_TASK BRIEF:_
Collect all the lines that mention the word "diagram".

_PROVIDED DATA:_
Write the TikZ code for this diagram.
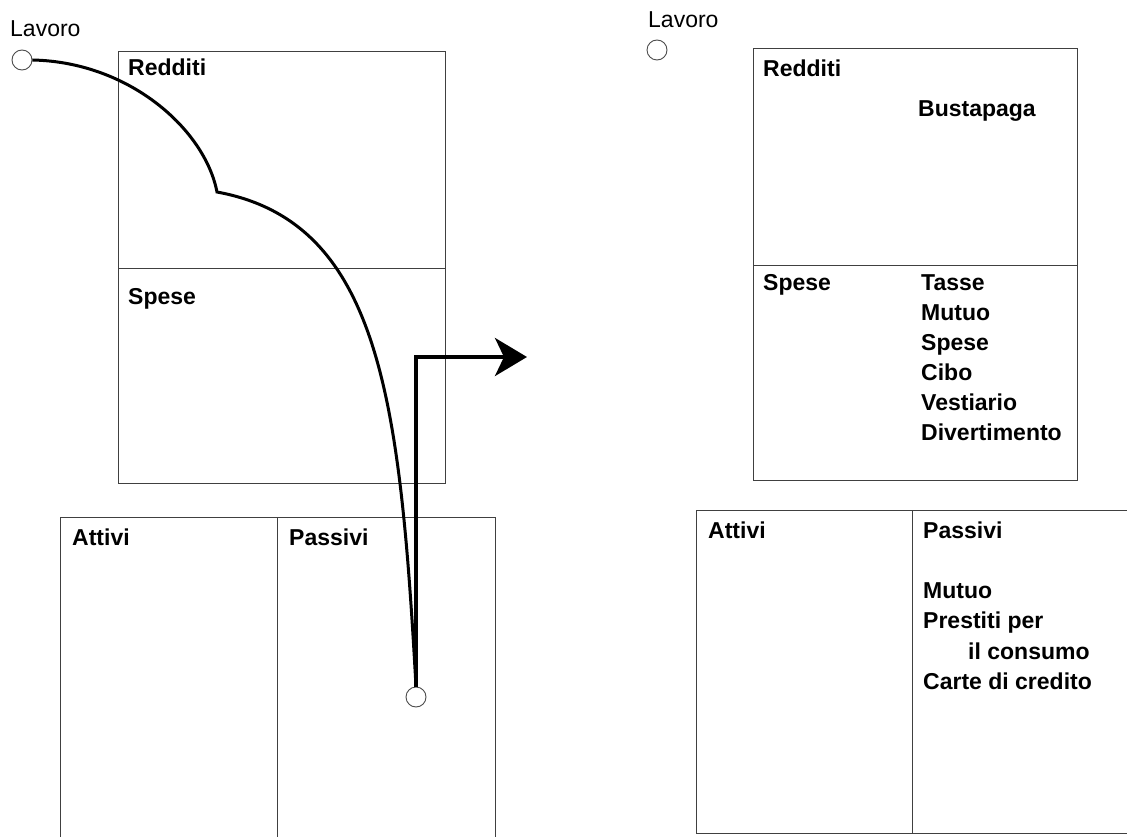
\documentclass[tikz,border=0pt]{standalone}
\usepackage{fontspec}
\setmainfont{Liberation Sans}
\usetikzlibrary{arrows.meta}
\begin{document}
\begin{tikzpicture}[x=1pt,y=-1pt,
  panel/.style={draw=black!75, line width=1.3pt, anchor=north west, inner sep=0pt, rectangle},
  lbl/.style={anchor=base west, inner sep=0pt, font=\fontsize{23}{27}\selectfont\bfseries},
  toplbl/.style={anchor=base west, inner sep=0pt, font=\fontsize{23}{27}\selectfont},
  port/.style={circle, draw=black!70, line width=0.9pt, minimum size=20pt, inner sep=0pt},
  flow/.style={draw=black, line width=3pt},
  outflow/.style={draw=black, line width=4pt, -{Stealth[length=32pt,width=38pt,inset=9pt]}}
]
\clip (0,0) rectangle (1127,837);
\fill[white] (0,0) rectangle (1127,837);

% ---------- left diagram ----------
\node[panel, minimum width=327pt, minimum height=217pt] (redL) at (118,51) {};
\node[panel, minimum width=327pt, minimum height=215pt] (speL) at (118,268) {};
\node[panel, minimum width=217pt, minimum height=340pt] (attL) at (60,517) {};
\node[panel, minimum width=218pt, minimum height=340pt] (pasL) at (277,517) {};

\node[toplbl] (lavLt) at (10,37) {Lavoro};
\node[lbl] (redLt) at (128,76) {Redditi};
\node[lbl] (speLt) at (128,304) {Spese};
\node[lbl] (attLt) at (72,545) {Attivi};
\node[lbl] (pasLt) at (289,545) {Passivi};

\node[port] (lavL) at (22,60) {};
\node[port] (pasC) at (416,697) {};
\coordinate (kink) at (217,192);
\coordinate (arrtip) at (527,357);

\draw[flow] (lavL.east) .. controls (130,62) and (205,130) .. (kink)
  .. controls (380,222) and (400,400) .. (pasC.north);
\draw[outflow] (pasC.north) |- (arrtip);

% ---------- right diagram ----------
\node[panel, minimum width=324pt, minimum height=217pt] (redR) at (753,48) {};
\node[panel, minimum width=324pt, minimum height=215pt] (speR) at (753,265) {};
\node[panel, minimum width=216pt, minimum height=323pt] (attR) at (696,510) {};
\node[panel, minimum width=240pt, minimum height=323pt] (pasR) at (912,510) {};

\node[toplbl] (lavRt) at (648,28) {Lavoro};
\node[port] (lavR) at (657,50) {};

\node[lbl] (redRt) at (763,77) {Redditi};
\node[lbl] (busta) at (918,117) {Bustapaga};

\node[lbl] (speRt) at (763,290) {Spese};
\node[lbl] (s1) at (921,290) {Tasse};
\node[lbl] (s2) at (921,320) {Mutuo};
\node[lbl] (s3) at (921,350) {Spese};
\node[lbl] (s4) at (921,380) {Cibo};
\node[lbl] (s5) at (921,410) {Vestiario};
\node[lbl] (s6) at (921,440) {Divertimento};

\node[lbl] (attRt) at (708,538) {Attivi};
\node[lbl] (pasRt) at (923,538) {Passivi};
\node[lbl] (p1) at (923,598) {Mutuo};
\node[lbl] (p2) at (923,628) {Prestiti per};
\node[lbl] (p3) at (968,659) {il consumo};
\node[lbl] (p4) at (923,689) {Carte di credito};
\end{tikzpicture}
\end{document}
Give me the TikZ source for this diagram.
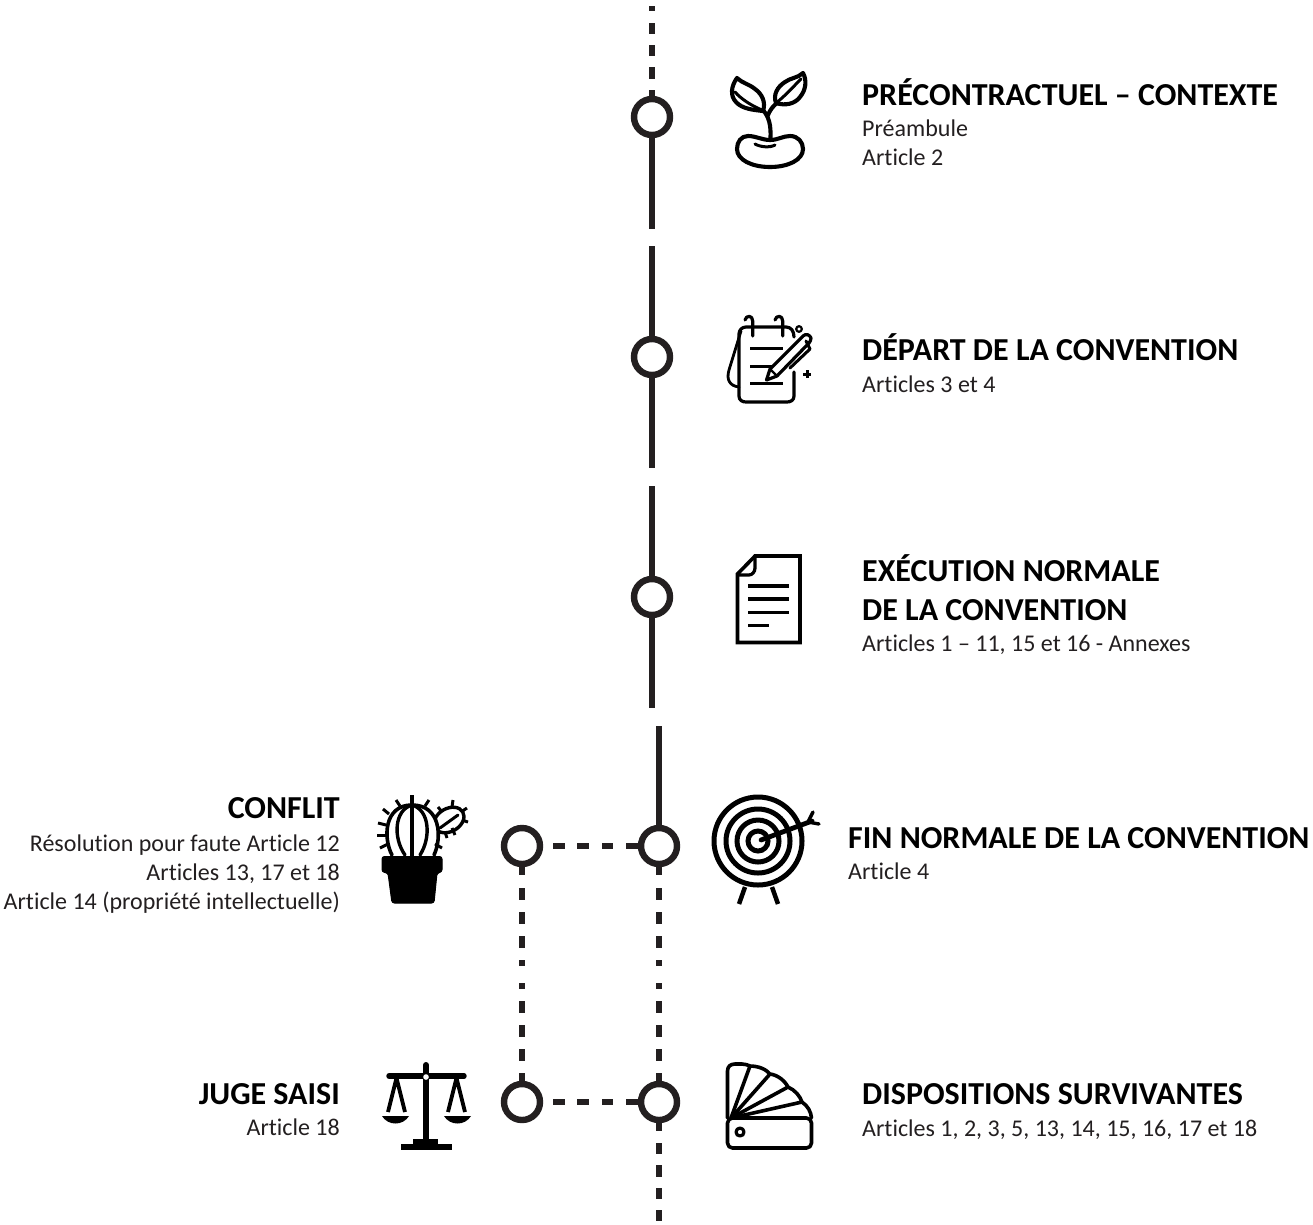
\documentclass[tikz,border=0pt]{standalone}
\usepackage{fontspec}
\setmainfont[Ligatures={NoCommon}]{Carlito}
\definecolor{ink}{HTML}{231F20}
\tikzset{
  ring/.style={circle,draw=ink,fill=white,line width=6.4pt,minimum size=36pt,inner sep=0pt},
  rail/.style={draw=ink,line width=5.8pt},
  headr/.style={font=\fontsize{32}{39}\selectfont\bfseries,text=black,inner sep=0pt,align=left,anchor=base west},
  headl/.style={font=\fontsize{32}{39}\selectfont\bfseries,text=black,inner sep=0pt,align=right,anchor=base east},
  subr/.style={font=\fontsize{24}{29}\selectfont,text=ink,inner sep=0pt,align=left,anchor=base west},
  subl/.style={font=\fontsize{24}{29}\selectfont,text=ink,inner sep=0pt,align=right,anchor=base east},
  ic/.style={draw=black,line width=4.1pt,line cap=round,line join=round},
  icf/.style={fill=black,draw=black,line width=1pt,line join=round},
}
\begin{document}
\begin{tikzpicture}[x=1pt,y=-1pt]
\useasboundingbox[fill=white] (0,0) rectangle (1313,1224);
% timeline circles
\node[ring] (c1) at (652,117) {};
\node[ring] (c2) at (652,357) {};
\node[ring] (c3) at (652,597) {};
\node[ring] (c4) at (659,846) {};
\node[ring] (c5) at (659,1102) {};
\node[ring] (l4) at (522,846) {};
\node[ring] (l5) at (522,1102) {};
\coordinate (top) at (652,6);
\coordinate (g1a) at (652,229);
\coordinate (g1b) at (652,246);
\coordinate (g2a) at (652,468);
\coordinate (g2b) at (652,486);
\coordinate (g3a) at (652,708);
\coordinate (g3b) at (659,726);
\coordinate (bot) at (659,1222);
% connectors
\draw[rail,dash pattern=on 5pt off 12pt on 11pt off 11pt on 11pt off 11pt on 12pt off 11pt on 7pt] (top) -- (c1.north);
\draw[rail] (c1.south) -- (g1a);
\draw[rail] (g1b) -- (c2.north);
\draw[rail] (c2.south) -- (g2a);
\draw[rail] (g2b) -- (c3.north);
\draw[rail] (c3.south) -- (g3a);
\draw[rail] (g3b) -- (c4.north);
\draw[rail,dash pattern=on 8pt off 13pt on 12pt off 12pt on 12pt off 12pt on 12pt off 12pt on 6pt off 17pt on 6pt off 12pt on 12pt off 12pt on 12pt off 12pt on 12pt off 12pt on 9pt] (c4.south) -- (c5.north);
\draw[rail,dash pattern=on 8pt off 13pt on 12pt off 12pt on 12pt off 12pt on 12pt off 12pt on 6pt off 17pt on 6pt off 12pt on 12pt off 12pt on 12pt off 12pt on 12pt off 12pt on 9pt] (l4.south) -- (l5.north);
\draw[rail,dash pattern=on 8pt off 12pt on 11pt off 11pt on 12pt off 11pt on 11pt off 11pt on 11pt] (c5.south) -- (bot);
\draw[rail,dash pattern=on 12pt off 12pt on 12pt off 13pt on 11pt off 13pt on 12pt] (l4.east) ++(10pt,0) coordinate (h4s) -- (c4.west);
\draw[rail,dash pattern=on 12pt off 12pt on 12pt off 13pt on 11pt off 13pt on 12pt] (l5.east) ++(10pt,0) coordinate (h5s) -- (c5.west);
% text
\node[headr] (t1) at (862,105) {PRÉCONTRACTUEL – CONTEXTE};
\node[subr,anchor=north west] (s1) at (862,120) {Préambule\\Article 2};
\node[headr] (t2) at (862,360) {DÉPART DE LA CONVENTION};
\node[subr] (s2) at (862,392) {Articles 3 et 4};
\node[headr,anchor=north west] (t3) at (862,554) {EXÉCUTION NORMALE\\DE LA CONVENTION};
\node[subr] (s3) at (862,651) {Articles 1 – 11, 15 et 16 - Annexes};
\node[headr] (t4) at (848,848) {FIN NORMALE DE LA CONVENTION};
\node[subr] (s4) at (848,879) {Article 4};
\node[headr] (t5) at (862,1104) {DISPOSITIONS SURVIVANTES};
\node[subr] (s5) at (862,1136) {Articles 1, 2, 3, 5, 13, 14, 15, 16, 17 et 18};
\node[headl] (t6) at (340,818) {CONFLIT};
\node[subl,anchor=north east] (s6) at (340,835) {Résolution pour faute Article 12\\Articles 13, 17 et 18\\Article 14 (propriété intellectuelle)};
\node[headl] (t7) at (340,1104) {JUGE SAISI};
\node[subl] (s7) at (340,1135) {Article 18};
% plant
\draw[ic] (770,140) .. controls (762,140) and (756,136) .. (748,136) .. controls (741,136) and (737,142) .. (737,149) .. controls (737,160) and (752,167) .. (770,167) .. controls (788,167) and (803,160) .. (803,149) .. controls (803,142) and (798,136) .. (790,136) .. controls (783,136) and (778,140) .. (770,140);
\draw[ic,line width=3pt] (755,144) .. controls (760,147) and (770,148) .. (775,145);
\draw[ic] (770.5,138) .. controls (771,125) and (769,117) .. (763,110);
\draw[ic] (767.5,116) .. controls (770,110) and (773,106) .. (777,103);
\draw[ic] (737,78) .. controls (731,86) and (730,96) .. (736,102) .. controls (742,109) and (754,110) .. (763,111) .. controls (766,102) and (762,94) .. (755,89) .. controls (749,84) and (742,83) .. (737,78);
\draw[ic,line width=3pt] (735,92) .. controls (741,99) and (752,106) .. (762,110);
\draw[ic] (803,73) .. controls (798,78) and (790,78) .. (785,82) .. controls (777,87) and (773,95) .. (776,103) .. controls (785,106) and (795,104) .. (800,97) .. controls (806,90) and (807,80) .. (803,73);
\draw[ic,line width=3pt] (801,79) .. controls (792,88) and (785,96) .. (776,103);
% notepad
\draw[ic,line width=3.2pt] (794,337) .. controls (794,331) and (791,327) .. (786,327) -- (746,327) .. controls (742,327) and (739,330) .. (739,334) -- (739,396) .. controls (739,400) and (742,402) .. (746,402) -- (787,402) .. controls (791,402) and (794,400) .. (794,396) -- (794,372);
\draw[ic,line width=2.8pt] (741,331) -- (729,370) .. controls (726,380) and (730,386) .. (739,387);
\draw[ic,line width=3.2pt] (752.7,336) -- (752.7,321) .. controls (752.7,315) and (746,315) .. (745,320);
\draw[ic,line width=3.2pt] (782.7,336) -- (782.7,321) .. controls (782.7,315) and (776,315) .. (775,320);
\draw[ic,line width=3pt,line cap=butt] (750,348) -- (783,348);
\draw[ic,line width=3pt,line cap=butt] (750,366) -- (776,366);
\draw[ic,line width=3pt,line cap=butt] (750,383) -- (783,383);
\draw[ic,fill=white,line width=3.2pt] (766.5,380) -- (770,369) -- (803,336) .. controls (806,333) and (810,335) .. (811,338) .. controls (811,340) and (810,342) .. (809,343) -- (777,376) -- cycle;
\draw[ic,line width=3pt] (790,368) -- (810,349) -- (806,341);
\draw[ic,line width=2.4pt] (771,370) -- (777,376);
\draw[ic,line width=2.2pt] (799,329) circle (2.8pt);
\draw[ic,line width=3pt,line cap=butt] (803,374) -- (811,374) (807,370) -- (807,378);
% document
\draw[ic,line width=3.6pt,line cap=butt,line join=miter] (755,556) -- (800,556) -- (800,642.5) -- (737.5,642.5) -- (737.5,574) -- cycle;
\draw[ic,line width=3.2pt] (755,557) -- (755,568) .. controls (755,572) and (752,575) .. (749,575) -- (738,575);
\foreach \yy/\xe in {586/788.5,599/788.5,612.5/788.5,625.5/768.5}
  \draw[ic,line width=3.6pt,line cap=butt] (748,\yy) -- (\xe,\yy);
% cactus
\draw[icf,rounded corners=2.5pt] (382,856.5) -- (442,856.5) -- (442,872) -- (437,873) -- (434,903) -- (392,903) -- (388,873) -- (382,872) -- cycle;
\draw[ic,fill=white,line width=3.4pt] (449,820) ellipse [x radius=16pt,y radius=11.5pt,rotate=30];
\draw[ic,line width=3pt] (440,828) -- (458,815);
\draw[ic,fill=white,line width=3.6pt] (392,855) .. controls (383,838) and (384,805) .. (412,805) .. controls (441,805) and (442,838) .. (434,855);
\draw[ic,line width=3.4pt] (405,855) .. controls (393,838) and (394,810) .. (412,805) .. controls (430,810) and (431,838) .. (420,855);
\draw[ic,line width=3.4pt,line cap=butt] (412,795) -- (412,856);
\foreach \ax/\ay/\bx/\by in {383/809/389/814, 396/800/400/806, 429/800/425/806, 377/835/386/835, 378/823/386/825, 380/848/388/844, 442/848/435/844, 438/807/442/812, 453/800/452/807, 467/808/461/812, 468/822/462/820, 455/835/452/828, 447/838/445/832}
  \draw[ic,line width=3pt,line cap=butt] (\ax,\ay) -- (\bx,\by);
% target
\foreach \rr in {44,32,21,10}
  \draw[draw=black,line width=5pt] (758,841) circle (\rr pt);
\draw[draw=black,line width=4.8pt,line cap=round] (761,840) -- (812,821);
\draw[ic,line width=3.4pt] (808,822) -- (813,812);
\draw[ic,line width=3.4pt] (808,822) -- (819,824);
\draw[ic,line width=4.5pt,line cap=butt] (745,887) -- (739,904);
\draw[ic,line width=4.5pt,line cap=butt] (772,887) -- (778,904);
% fan
\draw[ic,line width=3.6pt,rounded corners=5pt] (727.5,1118) rectangle (811.5,1148);
\draw[ic,line width=3.2pt] (740,1132) circle (4pt);
\draw[ic,line width=3.6pt] (727.5,1118) -- (727.5,1071) .. controls (727.5,1066) and (731,1064) .. (735,1064) -- (742,1064) .. controls (745,1064) and (748,1065) .. (750,1066) .. controls (758,1066) and (766,1069) .. (770,1074) .. controls (778,1075) and (785,1081) .. (788,1087) .. controls (795,1090) and (800,1096) .. (802,1102) .. controls (808,1106) and (811,1112) .. (811.5,1118);
\foreach \ex/\ey in {750/1066,770/1074,788/1087,802/1102}
  \draw[ic,line width=3.6pt,line cap=butt] (731,1118) -- (\ex,\ey);
% scales
\draw[ic,line width=6pt] (426,1065) -- (426,1143);
\draw[ic,line width=5.4pt] (389,1076) -- (464,1076);
\fill[white] (426,1077) circle (2.8pt);
\fill[black] (413,1139) rectangle (438,1145);
\fill[black] (401,1143.5) rectangle (452,1150);
\draw[ic,line width=3.8pt,line cap=butt] (388,1112) -- (396.5,1078) -- (405,1112);
\draw[ic,line width=3.8pt,line cap=butt] (448,1112) -- (456.5,1078) -- (465,1112);
\fill[black] (382,1116) .. controls (388,1126) and (403,1126) .. (409,1116) -- cycle;
\fill[black] (444,1116) .. controls (450,1126) and (465,1126) .. (471,1116) -- cycle;
\end{tikzpicture}
\end{document}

_FINAL ANSWER:_
Write the TikZ code for this diagram.
% ---------- left diagram ----------
% ---------- right diagram ----------
Give me the TikZ source for this diagram.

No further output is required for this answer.